With the possibility of it being destroyed looming, the 64-year-old said: "I know the van wasn’t insured but I was trying to make the money to pay for it and now I can’t do that.

“If the police could just let me have it back over the summer, I know I could make the money needed to insure it.”

After being told by the landowner of the church building at the end of last year that he could not trade there, Robert's work ground to a halt.

He lived out of the van for months until May, after his vehicle – along with several others – were handed written warnings to leave the site issued by United Reformed Church Ltd.

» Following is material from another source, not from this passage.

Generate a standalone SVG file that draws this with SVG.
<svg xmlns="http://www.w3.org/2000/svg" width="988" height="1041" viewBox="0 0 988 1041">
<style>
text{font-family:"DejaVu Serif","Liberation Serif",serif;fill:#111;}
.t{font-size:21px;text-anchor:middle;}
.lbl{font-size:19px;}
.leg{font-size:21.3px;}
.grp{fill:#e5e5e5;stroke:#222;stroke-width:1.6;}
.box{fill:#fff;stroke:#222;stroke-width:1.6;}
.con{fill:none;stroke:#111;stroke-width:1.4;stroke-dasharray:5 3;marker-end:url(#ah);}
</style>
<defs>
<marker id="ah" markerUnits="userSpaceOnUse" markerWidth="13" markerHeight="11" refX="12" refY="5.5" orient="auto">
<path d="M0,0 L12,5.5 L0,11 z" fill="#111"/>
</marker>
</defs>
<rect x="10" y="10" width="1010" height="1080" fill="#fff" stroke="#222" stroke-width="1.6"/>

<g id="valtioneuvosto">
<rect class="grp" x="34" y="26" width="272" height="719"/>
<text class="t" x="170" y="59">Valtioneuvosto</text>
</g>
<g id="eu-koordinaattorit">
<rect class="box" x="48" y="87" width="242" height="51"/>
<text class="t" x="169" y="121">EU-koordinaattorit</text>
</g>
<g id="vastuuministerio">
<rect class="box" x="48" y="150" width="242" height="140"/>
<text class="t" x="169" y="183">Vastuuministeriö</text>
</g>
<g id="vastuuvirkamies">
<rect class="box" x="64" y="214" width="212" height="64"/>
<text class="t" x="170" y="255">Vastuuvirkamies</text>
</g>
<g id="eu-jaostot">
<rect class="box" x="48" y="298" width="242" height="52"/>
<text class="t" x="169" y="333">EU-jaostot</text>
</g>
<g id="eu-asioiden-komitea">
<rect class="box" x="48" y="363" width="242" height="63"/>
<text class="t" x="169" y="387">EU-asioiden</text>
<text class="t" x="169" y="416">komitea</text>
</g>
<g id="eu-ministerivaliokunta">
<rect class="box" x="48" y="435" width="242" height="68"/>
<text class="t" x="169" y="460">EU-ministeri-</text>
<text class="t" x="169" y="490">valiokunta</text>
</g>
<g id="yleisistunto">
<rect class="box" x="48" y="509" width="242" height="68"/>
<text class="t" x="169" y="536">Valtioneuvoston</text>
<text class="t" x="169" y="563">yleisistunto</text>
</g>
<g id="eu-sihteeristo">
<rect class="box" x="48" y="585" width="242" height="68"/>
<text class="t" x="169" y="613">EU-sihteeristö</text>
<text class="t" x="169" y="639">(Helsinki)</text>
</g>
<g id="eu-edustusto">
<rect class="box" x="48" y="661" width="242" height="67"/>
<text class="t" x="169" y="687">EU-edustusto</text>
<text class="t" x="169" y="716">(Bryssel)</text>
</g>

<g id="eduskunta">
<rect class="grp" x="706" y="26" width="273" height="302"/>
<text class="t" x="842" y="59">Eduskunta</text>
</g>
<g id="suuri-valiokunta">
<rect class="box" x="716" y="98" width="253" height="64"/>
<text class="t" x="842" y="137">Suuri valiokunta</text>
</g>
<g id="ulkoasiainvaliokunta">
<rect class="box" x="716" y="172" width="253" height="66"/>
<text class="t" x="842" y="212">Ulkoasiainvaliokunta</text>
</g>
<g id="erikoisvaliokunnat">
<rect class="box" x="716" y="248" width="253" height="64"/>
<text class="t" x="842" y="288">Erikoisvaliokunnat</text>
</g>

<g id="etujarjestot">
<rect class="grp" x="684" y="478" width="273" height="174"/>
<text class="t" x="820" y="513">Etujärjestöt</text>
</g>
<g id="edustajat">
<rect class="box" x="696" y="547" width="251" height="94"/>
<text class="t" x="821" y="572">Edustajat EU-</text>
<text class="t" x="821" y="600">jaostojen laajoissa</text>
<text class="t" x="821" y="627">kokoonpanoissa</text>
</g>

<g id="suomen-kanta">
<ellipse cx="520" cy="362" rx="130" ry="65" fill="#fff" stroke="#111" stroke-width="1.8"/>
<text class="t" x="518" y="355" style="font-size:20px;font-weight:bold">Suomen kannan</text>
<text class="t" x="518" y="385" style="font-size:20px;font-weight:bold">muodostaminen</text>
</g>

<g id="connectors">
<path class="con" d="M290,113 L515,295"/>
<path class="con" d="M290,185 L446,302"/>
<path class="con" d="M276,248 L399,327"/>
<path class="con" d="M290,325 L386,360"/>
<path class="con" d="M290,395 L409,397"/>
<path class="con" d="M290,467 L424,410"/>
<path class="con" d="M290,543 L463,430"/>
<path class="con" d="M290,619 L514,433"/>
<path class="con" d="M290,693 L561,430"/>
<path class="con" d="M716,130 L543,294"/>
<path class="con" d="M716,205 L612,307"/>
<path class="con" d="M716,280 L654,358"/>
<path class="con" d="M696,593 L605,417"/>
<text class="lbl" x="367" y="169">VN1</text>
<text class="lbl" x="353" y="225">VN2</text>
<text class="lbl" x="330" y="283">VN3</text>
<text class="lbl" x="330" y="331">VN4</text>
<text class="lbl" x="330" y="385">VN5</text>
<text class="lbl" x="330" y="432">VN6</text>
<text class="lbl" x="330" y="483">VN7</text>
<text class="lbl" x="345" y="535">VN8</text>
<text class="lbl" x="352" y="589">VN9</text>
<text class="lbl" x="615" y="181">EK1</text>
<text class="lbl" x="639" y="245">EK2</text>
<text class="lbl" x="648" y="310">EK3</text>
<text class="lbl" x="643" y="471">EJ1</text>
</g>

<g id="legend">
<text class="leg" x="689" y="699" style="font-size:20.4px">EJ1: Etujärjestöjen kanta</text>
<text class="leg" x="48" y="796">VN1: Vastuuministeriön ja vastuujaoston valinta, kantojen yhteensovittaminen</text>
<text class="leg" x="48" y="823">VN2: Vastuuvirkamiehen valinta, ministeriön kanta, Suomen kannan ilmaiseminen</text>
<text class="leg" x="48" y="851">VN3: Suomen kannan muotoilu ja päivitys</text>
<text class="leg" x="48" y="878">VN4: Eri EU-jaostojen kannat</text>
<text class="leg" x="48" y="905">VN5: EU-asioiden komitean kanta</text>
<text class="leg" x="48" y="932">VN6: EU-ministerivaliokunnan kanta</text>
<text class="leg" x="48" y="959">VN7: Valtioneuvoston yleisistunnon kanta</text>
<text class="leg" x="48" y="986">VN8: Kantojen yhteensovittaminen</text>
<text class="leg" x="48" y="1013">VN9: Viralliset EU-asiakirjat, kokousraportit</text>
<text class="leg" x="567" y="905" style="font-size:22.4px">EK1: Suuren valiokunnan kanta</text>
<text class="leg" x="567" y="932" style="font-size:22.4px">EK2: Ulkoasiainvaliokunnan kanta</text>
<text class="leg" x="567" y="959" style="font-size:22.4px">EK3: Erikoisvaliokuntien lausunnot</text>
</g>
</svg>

The chef then moved the van outside of Shirley Baptist Church just off Shirley Road, before finding temporary accommodation in the city centre, where he has been for the last three weeks.

However, on Saturday, June 8, Robert’s food truck was seized by police for having no tax and no insurance.

Robert has been fined £255 and the vehicle impounded, with an additional £26 accumulating for each day that goes by.

But the father-of-11 says he cannot afford to pay the fine without being able to get his van back and his business started again - and has begged for the police to take pity on him, despite breaking the rules.

He said: “I’m 64-years-old, what job am I going to find at this time of my life?

“The food truck is everything I have; my passion is cooking.”

Robert, known as Mike to his friends, emigrated to the UK in 1989 and was previously a chef at the Marriott Hotel.

Robert previously owned another food trailer that was stolen in 2010 and bought his modified prison van during the Covid-19 pandemic when his late mother left him some money in her will.

“She’d be turning in her grave,” said Robert.

He added: “I’ve never been in trouble like this before.

“In Jamaica or even America, this sort of attitude of wanting to work and earn the money would be applauded, but at the moment there’s nothing I can do – it’s my whole livelihood at stake.”

In a statement, a spokesperson for Hampshire Police confirmed to the Echo: “We attended Shirley High Street at around 12.40pm on Saturday (June 8) and seized a van for having no insurance, MOT or tax.

“We have been in contact with the owner of the van regarding the seizure.”